_EXERCISE GOAL_: Search the material for "chart" and show all lines that contain it.

_PROVIDED DATA_:
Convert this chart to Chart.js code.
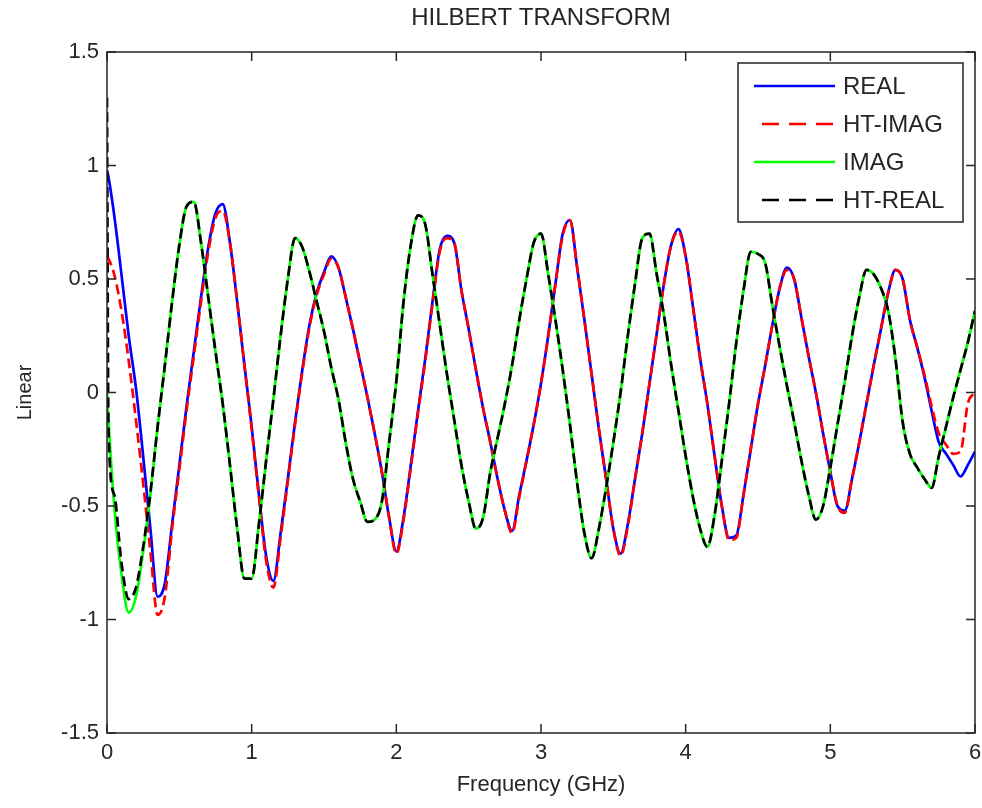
<!DOCTYPE html>
<html>
<head>
<meta charset="utf-8">
<title>Hilbert Transform</title>
<script src="https://cdn.jsdelivr.net/npm/chart.js@4.4.1/dist/chart.umd.min.js"></script>
<style>
    html, body { margin: 0; padding: 0; background: #fff; }
    #wrap { position: relative; width: 982px; height: 808px; }
</style>
</head>
<body>
<div id="wrap"><canvas id="chart"></canvas></div>
<script>
// Frequency samples (GHz)
const freq = [
    0, 0.01, 0.05, 0.1, 0.15, 0.2, 0.25, 0.3, 0.35, 0.4, 0.45, 0.5, 0.55, 0.6, 0.65, 0.7, 0.75, 0.8, 0.85, 0.9, 0.95,
    1, 1.05, 1.1, 1.15, 1.2, 1.25, 1.3, 1.35, 1.4, 1.45, 1.5, 1.55, 1.6, 1.65, 1.7, 1.75, 1.8, 1.85, 1.9, 1.95,
    2, 2.05, 2.1, 2.15, 2.2, 2.25, 2.3, 2.35, 2.4, 2.45, 2.5, 2.55, 2.6, 2.65, 2.7, 2.75, 2.8, 2.85, 2.9, 2.95,
    3, 3.05, 3.1, 3.15, 3.2, 3.25, 3.3, 3.35, 3.4, 3.45, 3.5, 3.55, 3.6, 3.65, 3.7, 3.75, 3.8, 3.85, 3.9, 3.95,
    4, 4.05, 4.1, 4.15, 4.2, 4.25, 4.3, 4.35, 4.4, 4.45, 4.5, 4.55, 4.6, 4.65, 4.7, 4.75, 4.8, 4.85, 4.9, 4.95,
    5, 5.05, 5.1, 5.15, 5.2, 5.25, 5.3, 5.35, 5.4, 5.45, 5.5, 5.55, 5.6, 5.65, 5.7, 5.75, 5.8, 5.85, 5.9, 5.95, 6
];

const real = [
    0.98, 0.95, 0.78, 0.52, 0.25, 0.02, -0.28, -0.60, -0.90, -0.84, -0.58, -0.32, -0.06, 0.18, 0.42, 0.64, 0.79, 0.83, 0.66, 0.40, 0.12,
    -0.15, -0.45, -0.72, -0.83, -0.62, -0.38, -0.13, 0.10, 0.30, 0.44, 0.53, 0.60, 0.55, 0.42, 0.28, 0.13, -0.02, -0.18, -0.35, -0.55,
    -0.70, -0.55, -0.32, -0.08, 0.15, 0.40, 0.63, 0.69, 0.66, 0.45, 0.28, 0.10, -0.07, -0.22, -0.38, -0.52, -0.61, -0.45, -0.30, -0.14,
    0.04, 0.25, 0.48, 0.70, 0.76, 0.55, 0.32, 0.08, -0.16, -0.38, -0.60, -0.71, -0.58, -0.38, -0.18, 0.04, 0.26, 0.48, 0.65, 0.72,
    0.60, 0.38, 0.15, -0.05, -0.28, -0.50, -0.64, -0.63, -0.45, -0.25, -0.05, 0.12, 0.30, 0.46, 0.55, 0.50, 0.33, 0.16, 0.00, -0.18,
    -0.35, -0.50, -0.52, -0.38, -0.22, -0.05, 0.12, 0.28, 0.44, 0.54, 0.50, 0.32, 0.20, 0.07, -0.08, -0.22, -0.27, -0.32, -0.37, -0.32, -0.26
];

const htImag = [
    0.60, 0.59, 0.52, 0.36, 0.14, -0.12, -0.40, -0.70, -0.98, -0.90, -0.60, -0.34, -0.08, 0.16, 0.40, 0.62, 0.77, 0.80, 0.66, 0.40, 0.12,
    -0.16, -0.46, -0.74, -0.86, -0.64, -0.39, -0.14, 0.09, 0.29, 0.43, 0.52, 0.59, 0.55, 0.42, 0.28, 0.13, -0.02, -0.18, -0.35, -0.55,
    -0.71, -0.56, -0.33, -0.09, 0.14, 0.39, 0.62, 0.68, 0.66, 0.45, 0.28, 0.10, -0.07, -0.22, -0.38, -0.52, -0.62, -0.46, -0.30, -0.14,
    0.04, 0.25, 0.48, 0.69, 0.76, 0.55, 0.32, 0.08, -0.16, -0.38, -0.60, -0.72, -0.59, -0.38, -0.18, 0.04, 0.26, 0.48, 0.65, 0.71,
    0.60, 0.38, 0.15, -0.05, -0.28, -0.50, -0.65, -0.64, -0.45, -0.25, -0.05, 0.12, 0.30, 0.46, 0.54, 0.50, 0.33, 0.16, 0.00, -0.18,
    -0.35, -0.50, -0.53, -0.38, -0.22, -0.05, 0.12, 0.28, 0.44, 0.54, 0.50, 0.32, 0.20, 0.08, -0.06, -0.18, -0.23, -0.27, -0.26, -0.05, 0.00
];

const imag = [
    0.00, -0.12, -0.50, -0.80, -0.97, -0.90, -0.70, -0.45, -0.15, 0.12, 0.40, 0.65, 0.82, 0.84, 0.66, 0.42, 0.18, -0.05, -0.32, -0.60, -0.82,
    -0.82, -0.58, -0.30, -0.03, 0.25, 0.50, 0.68, 0.64, 0.53, 0.40, 0.27, 0.11, -0.03, -0.22, -0.38, -0.48, -0.57, -0.56, -0.48, -0.22,
    0.05, 0.40, 0.65, 0.78, 0.74, 0.52, 0.30, 0.08, -0.12, -0.32, -0.48, -0.60, -0.55, -0.35, -0.20, -0.05, 0.12, 0.32, 0.50, 0.66,
    0.70, 0.52, 0.32, 0.10, -0.14, -0.40, -0.62, -0.73, -0.60, -0.42, -0.22, 0.00, 0.25, 0.48, 0.68, 0.70, 0.52, 0.34, 0.12, -0.08,
    -0.28, -0.46, -0.60, -0.68, -0.54, -0.30, -0.05, 0.22, 0.45, 0.62, 0.61, 0.57, 0.38, 0.20, 0.03, -0.13, -0.30, -0.45, -0.56, -0.50,
    -0.33, -0.14, 0.05, 0.25, 0.42, 0.54, 0.52, 0.46, 0.36, 0.15, -0.13, -0.27, -0.33, -0.38, -0.42, -0.28, -0.15, -0.02, 0.10, 0.22, 0.36
];

const htReal = [
    1.30, -0.15, -0.45, -0.75, -0.91, -0.86, -0.68, -0.44, -0.15, 0.12, 0.40, 0.65, 0.82, 0.84, 0.66, 0.42, 0.18, -0.05, -0.32, -0.60, -0.82,
    -0.82, -0.58, -0.30, -0.03, 0.25, 0.50, 0.68, 0.64, 0.53, 0.40, 0.27, 0.11, -0.03, -0.22, -0.38, -0.48, -0.57, -0.56, -0.48, -0.22,
    0.05, 0.40, 0.65, 0.78, 0.74, 0.52, 0.30, 0.08, -0.12, -0.32, -0.48, -0.60, -0.55, -0.35, -0.20, -0.05, 0.12, 0.32, 0.50, 0.66,
    0.70, 0.52, 0.32, 0.10, -0.14, -0.40, -0.62, -0.73, -0.60, -0.42, -0.22, 0.00, 0.25, 0.48, 0.68, 0.70, 0.52, 0.34, 0.12, -0.08,
    -0.28, -0.46, -0.60, -0.68, -0.54, -0.30, -0.05, 0.22, 0.45, 0.62, 0.61, 0.57, 0.38, 0.20, 0.03, -0.13, -0.30, -0.45, -0.56, -0.50,
    -0.33, -0.14, 0.05, 0.25, 0.42, 0.54, 0.52, 0.46, 0.36, 0.15, -0.13, -0.27, -0.33, -0.38, -0.42, -0.28, -0.15, -0.02, 0.10, 0.22, 0.36
];

const seriesNames = ["REAL", "HT-IMAG", "IMAG", "HT-REAL"];
const xTickValues = [0, 1, 2, 3, 4, 5, 6];
const xTickLabels = ["0", "1", "2", "3", "4", "5", "6"];
const yTickValues = [-1.5, -1, -0.5, 0, 0.5, 1, 1.5];
const yTickLabels = ["-1.5", "-1", "-0.5", "0", "0.5", "1", "1.5"];

const FONT = "'Liberation Sans', Arial, sans-serif";
const TEXT = "#262626";
const CURVE_DASH = [10, 5];
const LEGEND_DASH = [17, 10];

function points(values) {
    return freq.map((f, i) => ({ x: f, y: values[i] }));
}

function series(label, values, color, dashed, order) {
    return {
        label,
        data: points(values),
        borderColor: color,
        borderWidth: 2.7,
        borderDash: dashed ? CURVE_DASH : [],
        pointRadius: 0,
        cubicInterpolationMode: "monotone",
        fill: false,
        order,
        dashed,
    };
}

// keep the plot box edges where they belong, regardless of label overhang
function noSidePadding(s) {
    s.paddingLeft = 0;
    s.paddingRight = 0;
}

// Axes box with inward ticks on all four sides, plus legend box in the upper right
const matlabFrame = {
    id: "matlabFrame",
    afterDraw(chart) {
        const { ctx, chartArea: a, scales } = chart;
        const tick = 9;
        ctx.save();
        ctx.strokeStyle = TEXT;
        ctx.lineWidth = 1.5;
        ctx.setLineDash([]);
        ctx.strokeRect(a.left, a.top, a.right - a.left, a.bottom - a.top);

        ctx.beginPath();
        xTickValues.forEach(v => {
            const px = scales.x.getPixelForValue(v);
            ctx.moveTo(px, a.bottom); ctx.lineTo(px, a.bottom - tick);
            ctx.moveTo(px, a.top); ctx.lineTo(px, a.top + tick);
        });
        yTickValues.forEach(v => {
            const py = scales.y.getPixelForValue(v);
            ctx.moveTo(a.left, py); ctx.lineTo(a.left + tick, py);
            ctx.moveTo(a.right, py); ctx.lineTo(a.right - tick, py);
        });
        ctx.stroke();

        // legend
        const boxW = 225, boxH = 159;
        const bx = a.right - 12 - boxW;
        const by = a.top + 11;
        ctx.fillStyle = "#fff";
        ctx.fillRect(bx, by, boxW, boxH);
        ctx.strokeRect(bx, by, boxW, boxH);

        ctx.font = "24px " + FONT;
        ctx.textBaseline = "middle";
        ctx.textAlign = "left";
        chart.data.datasets.forEach((ds, i) => {
            const rowY = by + 23 + i * 38;
            ctx.strokeStyle = ds.borderColor;
            ctx.lineWidth = 2.7;
            ctx.setLineDash(ds.dashed ? LEGEND_DASH : []);
            ctx.beginPath();
            ctx.moveTo(bx + (ds.dashed ? 24 : 16), rowY);
            ctx.lineTo(bx + 97, rowY);
            ctx.stroke();
            ctx.fillStyle = TEXT;
            ctx.fillText(ds.label, bx + 105, rowY + 1);
        });
        ctx.restore();
    }
};

new Chart(document.getElementById("chart"), {
    type: "line",
    data: {
        datasets: [
            series(seriesNames[0], real, "#0000ff", false, 4),
            series(seriesNames[1], htImag, "#ff0000", true, 3),
            series(seriesNames[2], imag, "#00ff00", false, 2),
            series(seriesNames[3], htReal, "#000000", true, 1),
        ],
    },
    options: {
        responsive: true,
        maintainAspectRatio: false,
        animation: false,
        layout: { padding: { left: 0, right: 7, top: 0, bottom: 0 } },
        plugins: {
            legend: { display: false },
            tooltip: { enabled: false },
        },
        scales: {
            // top axis only carries the title, centred over the plot box
            top: {
                type: "linear",
                position: "top",
                min: 0,
                max: 6,
                grid: { display: false, drawTicks: false },
                border: { display: false },
                ticks: { display: false },
                title: {
                    display: true,
                    text: "HILBERT TRANSFORM",
                    color: TEXT,
                    font: { family: FONT, size: 24 },
                    padding: { top: 4, bottom: 0 },
                },
                afterFit: s => { s.height = 52; noSidePadding(s); },
            },
            x: {
                type: "linear",
                position: "bottom",
                min: 0,
                max: 6,
                grid: { display: false, drawTicks: false },
                border: { display: false },
                afterBuildTicks: s => { s.ticks = xTickValues.map(v => ({ value: v })); },
                ticks: {
                    padding: 7,
                    color: TEXT,
                    font: { family: FONT, size: 22 },
                    maxRotation: 0,
                    callback: (v, i) => xTickLabels[i],
                },
                title: {
                    display: true,
                    text: "Frequency (GHz)",
                    color: TEXT,
                    font: { family: FONT, size: 22 },
                    padding: { top: 0, bottom: 10 },
                },
                afterFit: s => { s.height = 75; noSidePadding(s); },
            },
            y: {
                type: "linear",
                min: -1.5,
                max: 1.5,
                grid: { display: false, drawTicks: false },
                border: { display: false },
                afterBuildTicks: s => { s.ticks = yTickValues.map(v => ({ value: v })); },
                ticks: {
                    padding: 8,
                    color: TEXT,
                    font: { family: FONT, size: 22 },
                    callback: (v, i) => yTickLabels[i],
                },
                title: {
                    display: true,
                    text: "Linear",
                    color: TEXT,
                    font: { family: FONT, size: 20 },
                    padding: { top: 13, bottom: 0 },
                },
                afterFit: s => { s.width = 107; },
            },
        },
    },
    plugins: [matlabFrame],
});
</script>
</body>
</html>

_WRITTEN RESPONSE_:
Convert this chart to Chart.js code.
<script src="https://cdn.jsdelivr.net/npm/chart.js@4.4.1/dist/chart.umd.min.js"></script>
<div id="wrap"><canvas id="chart"></canvas></div>
    afterDraw(chart) {
        const { ctx, chartArea: a, scales } = chart;
        chart.data.datasets.forEach((ds, i) => {
new Chart(document.getElementById("chart"), {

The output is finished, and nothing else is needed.